Committed to the battles of truth and justice, Martin Luther King Jr. made the ultimate sacrifice. A champion for equal rights, he gave his life to the cause.
In a recent interview, Martin King III recalled a conversation he had with civil rights activist Hosea Williams, who explained how Dr. King could make such an extraordinary commitment to the movement.
"He said, 'I loved this man. He did something I just totally admire. He conquered the love of wealth, and the fear of death,'" King said.
Martin King said wealth was not something his father strove for.
"He knew you needed money to do the things that he did, but he really didn't care much about money at all, and then he was not afraid to die," King said. "When you're at that level, you're virtually unstoppable."
Armed with these qualities, Martin Luther King Jr. pursued a progressive policy agenda.
"He had a vision for our nation and our world, for justice and righteousness and truth," Martin King said. "He advocated for it, and actually executed it many times."

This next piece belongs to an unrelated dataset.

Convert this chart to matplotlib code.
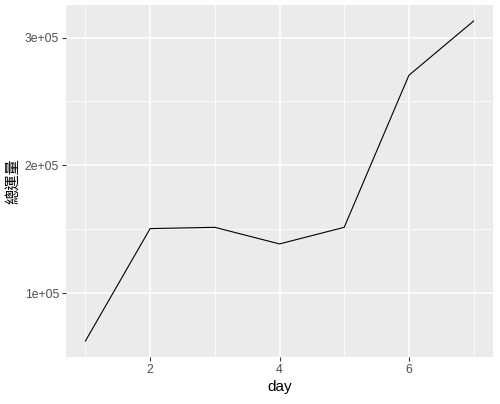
import matplotlib
matplotlib.use("Agg")
import matplotlib.pyplot as plt
from matplotlib.ticker import FixedLocator

plt.rcParams["font.family"] = ["Liberation Sans", "Noto Sans CJK TC", "DejaVu Sans"]

day = [1, 2, 3, 4, 5, 6, 7]
total = [62500, 150500, 151500, 138500, 151500, 270500, 313000]
x_ticks = [2, 4, 6]
x_minor = [1, 3, 5, 7]
y_ticks = [100000, 200000, 300000]
y_minor = [150000, 250000]
y_labels = ["1e+05", "2e+05", "3e+05"]

fig = plt.figure(figsize=(5.0, 4.04), dpi=100)
ax = fig.add_axes([0.132, 0.1163, 0.854, 0.8713])
ax.set_facecolor("#EBEBEB")

ax.plot(day, total, color="black", linewidth=0.8)

span = max(day) - min(day)
ax.set_xlim(min(day) - 0.05 * span, max(day) + 0.05 * span)
yspan = max(total) - min(total)
ax.set_ylim(min(total) - 0.05 * yspan, max(total) + 0.05 * yspan)

ax.set_xticks(x_ticks)
ax.set_xticklabels([str(t) for t in x_ticks])
ax.set_yticks(y_ticks)
ax.set_yticklabels(y_labels)
ax.xaxis.set_minor_locator(FixedLocator(x_minor))
ax.yaxis.set_minor_locator(FixedLocator(y_minor))

ax.grid(True, which="major", color="white", linewidth=1.1)
ax.grid(True, which="minor", color="white", linewidth=0.55)
ax.set_axisbelow(True)
for s in ax.spines.values():
    s.set_visible(False)

ax.tick_params(which="major", length=3, width=0.8, color="#333333",
               labelcolor="#4D4D4D", labelsize=8.8, pad=2)
ax.tick_params(which="minor", length=0)

ax.set_xlabel("day", fontsize=11, labelpad=3)
ax.set_ylabel("總運量", fontsize=11, labelpad=3)

fig.savefig("out.png", dpi=100)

Dr. King and his team of activists were the catalyst behind the voting rights, civil rights acts, and fair housing legislation. It's a legacy the King family has protected for 40-years - a tradition of activism King's daughter Bernice wants to sustain through young people.
"When we talk about sustaining something, it's important that those who are younger understand the history, and understand the sacrifice and the contributions not just to understand it but to become a participant," she said.
To awaken what Bernice calls the greatness in the next generation, she created a scholarship at Spellman College in Atlanta called 'Be A King.'
"Because when you think of Kings they have kingdoms, something they are responsible for they assure that people are taken care of," she said.
The scholarship is in honor of her mother Coretta Scott King, who plays a significant role in the King legacy. After all, she led the labor march through Memphis on behalf of striking sanitation workers just four days after her husband was killed. She created the King Center for Nonviolent Social Change in Atlanta, and instilled in her children a sense of activism.
"We read it with dad and we learned about dad, and had dad's example," Bernice King said. "It was mother who instilled that in us."
Soon there will be another King striving to win a victory on humanity's behalf. Martin King said he and wife Andrea will name their daughter Yolanda, in honor of his sister, who died in 2007.
Yolanda would have been Martin Luther King, Jr.'s first grandchild, and her father is hopeful his daughter will embrace the responsibility of her birthright.
"It's my hope that we will raise her in such a way that she will have the commitment," Martin said.